2 One of the most mysterious—and common—materials in the cosmos, dark matter forms in giant clusters and long strings.  This matter hides all throughout the universe, although you’ll never see it no matter how hard you look.

3 Dark matter is literally the darkest stuff imaginable. It neither produces nor reflects light, which means it’s invisible to human eyes and to most scientific instruments. That makes it a challenge to measure and study. What makes the matter more frustrating: Scientific measurements show that the universe holds about five times as much dark matter as ordinary matter. Making up the known (and knowable) part of the universe, ordinary matter includes you, your dog, Earth, the sun, stars and planets.

4 Scientists find dark matter in the same way they detect other things we can’t see—by observing how the invisible stuff affects things we can see. We can’t see wind, for example, but we can feel a breeze or watch a windmill spinning on a hill. Dark matter doesn’t spin windmills, but it does have gravity. Like ordinary matter, dark matter pulls on everything around it with gravity. Dark matter’s gravity holds galaxies together and bends rays of light as they stream past—in much the same way light bends as it travels through water or glass.

5 To make the new maps, astronomers trained powerful telescopes on large patches of sky to watch for distorted light arriving from distant galaxies. One group used a telescope perched 14,000 feet above sea level atop a dormant Hawaiian volcano. It recorded light from stars and other celestial bodies. Two other groups used a telescope on top of a mountain in New Mexico, which watched the sky for nine years.
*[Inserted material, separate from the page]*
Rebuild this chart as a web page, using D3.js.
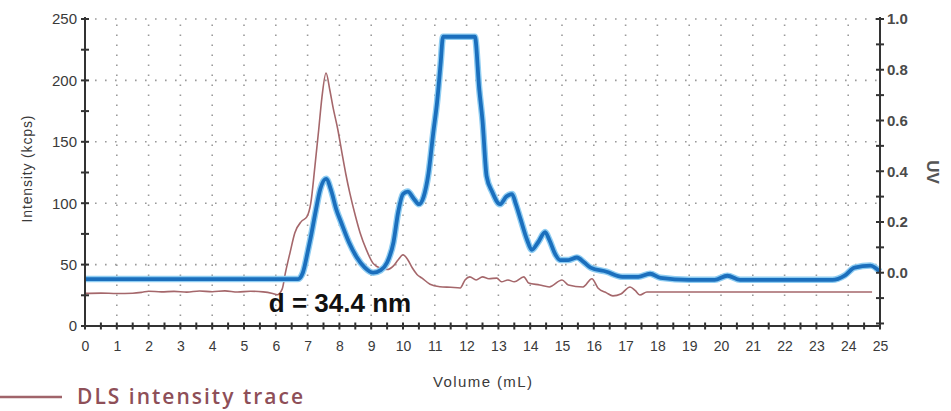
<!DOCTYPE html>
<html><head><meta charset="utf-8">
<script src="https://cdn.jsdelivr.net/npm/d3@7"></script>
<style>body{margin:0;background:#fff}svg{display:block}</style>
</head><body>
<svg id="c" width="951" height="411"></svg>
<script>
// ---- data ----
const dlsVolume = [0,0.5,1.0,1.5,1.8,2.0,2.4,2.8,3.2,3.6,4.0,4.4,4.8,5.2,5.6,5.9,6.05,6.2,6.3,6.45,6.6,6.8,6.98,7.1,7.23,7.35,7.45,7.58,7.7,7.8,7.95,8.08,8.2,8.33,8.5,8.65,8.85,9.06,9.3,9.5,9.7,9.85,10.0,10.15,10.3,10.44,10.6,10.85,11.16,11.5,11.8,11.95,12.1,12.3,12.5,12.7,12.95,13.1,13.3,13.5,13.8,13.95,14.3,14.6,15.0,15.2,15.66,15.94,16.13,16.4,16.6,16.85,17.14,17.3,17.45,17.67,18.5,20,22,24.75];
const dlsIntensity = [26.6,26.8,26.5,26.7,27.5,28.3,27.8,28.2,27.6,28.5,27.9,28.6,27.7,28.3,27.8,26.5,25.5,30,43,60,76,85,89,100,130,160,186,206,192,178,160,141,124,108,90,76,62,51,47,46,49,54,58,54,47,42,39,34,32,31.5,31,37.5,40,37.5,40,38.5,39,36,37.5,36,40,35,33.4,31.8,37.5,33.4,31.8,38.5,31,27,24.5,26,31.8,29,25.3,27.7,27.7,27.7,27.7,27.7];
const uvVolume = [0,6.7,6.85,7.0,7.1,7.25,7.4,7.58,7.75,7.9,8.05,8.3,8.55,8.8,9.06,9.3,9.5,9.7,9.85,10.0,10.15,10.35,10.5,10.65,10.8,10.95,11.07,11.18,11.26,12.26,12.4,12.5,12.63,12.8,13.05,13.25,13.43,13.55,13.7,13.9,14.05,14.25,14.47,14.6,14.8,14.94,15.2,15.47,15.7,15.9,16.4,16.9,17.4,17.77,18.1,19.0,19.8,20.2,20.6,23.5,23.9,24.2,24.7,25.0];
const uvAbsorbance = [-0.025,-0.025,0.0,0.08,0.14,0.24,0.33,0.37,0.32,0.25,0.2,0.12,0.06,0.02,0.0,0.01,0.04,0.12,0.24,0.31,0.32,0.29,0.27,0.30,0.39,0.55,0.67,0.82,0.93,0.93,0.72,0.60,0.38,0.32,0.27,0.30,0.31,0.27,0.21,0.13,0.09,0.12,0.16,0.13,0.07,0.05,0.05,0.06,0.04,0.02,0.004,-0.016,-0.016,-0.004,-0.02,-0.028,-0.028,-0.012,-0.028,-0.028,-0.01,0.02,0.028,0.004];
const xTickValues = d3.range(0, 26, 1);
const leftTickValues = [0,50,100,150,200,250];
const rightTickValues = [0.0,0.2,0.4,0.6,0.8,1.0];
const xTitle = "Volume (mL)";
const leftTitle = "Intensity (kcps)";
const rightTitle = "UV";
const annotation = "d = 34.4 nm";
const legendLabel = "DLS intensity trace";

// ---- layout ----
const L = 85, R = 880, T = 19, B = 326;
const svg = d3.select("#c");
const x = d3.scaleLinear().domain([0,25]).range([L,R]);
const yL = d3.scaleLinear().domain([0,250]).range([B,T]);
const yR = d3.scaleLinear().domain([-0.21,1.0]).range([B,T]);

// grid
const grid = svg.append("g").attr("stroke","#9a9a9a").attr("stroke-width",1.6).attr("stroke-dasharray","1.6,8.4");
grid.selectAll("line.v").data(d3.range(1,25)).join("line")
  .attr("x1",d=>x(d)).attr("x2",d=>x(d)).attr("y1",B).attr("y2",T);
grid.selectAll("line.h").data([50,100,150,200,250]).join("line")
  .attr("x1",L).attr("x2",R).attr("y1",d=>yL(d)).attr("y2",d=>yL(d));

// lines
const dls = dlsVolume.map((v,i)=>[v,dlsIntensity[i]]);
const uv = uvVolume.map((v,i)=>[v,uvAbsorbance[i]]);
const lineDLS = d3.line().x(d=>x(d[0])).y(d=>yL(d[1])).curve(d3.curveMonotoneX);
const lineUV = d3.line().x(d=>x(d[0])).y(d=>yR(d[1])).curve(d3.curveMonotoneX);
svg.append("path").attr("d",lineDLS(dls)).attr("fill","none").attr("stroke","#a5676b").attr("stroke-width",1.6);
svg.append("path").attr("d",lineUV(uv)).attr("fill","none").attr("stroke","#8fcdf2").attr("stroke-width",6.5).attr("stroke-linejoin","round");
svg.append("path").attr("d",lineUV(uv)).attr("fill","none").attr("stroke","#1b6fbd").attr("stroke-width",3.8).attr("stroke-linejoin","round");

// axes
const axCol = "#333";
const fmt = d3.format(".1f");
const gx = svg.append("g").attr("transform",`translate(0,${B})`)
  .call(d3.axisBottom(x).tickValues(xTickValues).tickSize(0).tickPadding(15).tickFormat(d3.format("d")));
const gl = svg.append("g").attr("transform",`translate(${L},0)`)
  .call(d3.axisLeft(yL).tickValues(leftTickValues).tickSize(0).tickPadding(8));
const gr = svg.append("g").attr("transform",`translate(${R},0)`)
  .call(d3.axisRight(yR).tickValues(rightTickValues).tickSize(0).tickPadding(7).tickFormat(fmt));
[gx,gl,gr].forEach(g=>{
  g.select(".domain").remove();
  g.selectAll("text").attr("fill","#3a3a3a").style("font-family","Liberation Sans, Arial, sans-serif");
});
gx.selectAll("text").style("font-size","14px");
gl.selectAll("text").style("font-size","15px");
gr.selectAll("text").style("font-size","15px").style("font-weight","bold").attr("fill","#4a4a4a");

// axis lines
svg.append("line").attr("x1",L).attr("x2",L).attr("y1",T-2).attr("y2",B).attr("stroke",axCol).attr("stroke-width",2);
svg.append("line").attr("x1",R).attr("x2",R).attr("y1",T-2).attr("y2",B).attr("stroke",axCol).attr("stroke-width",2);
svg.append("line").attr("x1",L).attr("x2",R).attr("y1",B).attr("y2",B).attr("stroke",axCol).attr("stroke-width",2);

// tick marks (crossing)
const tk = svg.append("g").attr("stroke",axCol).attr("stroke-width",2);
tk.selectAll("line.xt").data(d3.range(0,25.01,0.5)).join("line")
  .attr("x1",d=>x(d)).attr("x2",d=>x(d)).attr("y1",B-3.5).attr("y2",B+3.5);
tk.selectAll("line.lt").data(d3.range(0,251,25)).join("line")
  .attr("x1",L-4).attr("x2",L+4).attr("y1",d=>yL(d)).attr("y2",d=>yL(d));
tk.selectAll("line.rt").data(d3.range(-2,11,1).map(d=>d/10)).join("line")
  .attr("x1",R-4).attr("x2",R+4).attr("y1",d=>yR(d)).attr("y2",d=>yR(d));

// titles
svg.append("text").attr("x",(L+R)/2).attr("y",387).attr("text-anchor","middle")
  .style("font-family","Liberation Sans, Arial, sans-serif").style("font-size","15px").attr("fill","#3a3a3a")
  .attr("textLength",99).text(xTitle);
svg.append("text").attr("transform","translate(32,169) rotate(-90)").attr("text-anchor","middle")
  .style("font-family","Liberation Sans, Arial, sans-serif").style("font-size","14px").attr("fill","#3a3a3a")
  .attr("textLength",107).text(leftTitle);
svg.append("text").attr("transform","translate(927,172) rotate(90)").attr("text-anchor","middle")
  .style("font-family","Liberation Sans, Arial, sans-serif").style("font-size","17px").style("font-weight","bold").attr("fill","#555")
  .text(rightTitle);

// annotation
svg.append("text").attr("x",x(5.78)).attr("y",312)
  .style("font-family","Liberation Sans, Arial, sans-serif").style("font-size","26px").style("font-weight","bold").attr("fill","#111")
  .text(annotation);

// legend
svg.append("line").attr("x1",0).attr("x2",62).attr("y1",397).attr("y2",397).attr("stroke","#a0646a").attr("stroke-width",2.5);
svg.append("text").attr("x",77).attr("y",404)
  .style("font-family","Open Sans, sans-serif").style("font-size","21px").style("font-weight","600").attr("fill","#8e4f58")
  .attr("textLength",226).text(legendLabel);
</script>
</body></html>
6 These telescopes recorded light that came from galaxies billions of light-years away. (A light-year is the distance traveled by light in one year, about 25 million times the distance from Earth to the moon.) By studying how the light changed as it traveled through space, the astronomers could estimate the rough location and shape of dark matter clumps.

7 The scientists’ work is like figuring out how big and thick a pair of eyeglasses is by looking through them and measuring how differently the world appears.

8 “You can imagine that dark matter is leaving its signature on the images of very distant galaxies,” said Catherine Heymans of the University of Edinburgh in Scotland. She worked on the project that used data from the Hawaiian telescope.

9 Her team’s map shows that giant blobs of dark matter reside with giant blobs of ordinary matter, such as big galaxies or galactic groups. Even though scientists already suspected that dark matter and ordinary matter show up in much the same places, it was reassuring to see the same connection in the maps.

10 “We are very happy that this is very similar to what we’ve been expecting,” Ludovic Van Waerbeke of the University of British Columbia in Vancouver told Science News.

11 One of the new maps shows dark matter in a swath of sky that to the naked eye is more than 600 times as large as a full moon. The other covers an area more than a thousand times as large. But that’s just the beginning: The astronomers want to conduct further studies to better understand those invisible lumps and hope to survey the whole sky within10 years or so.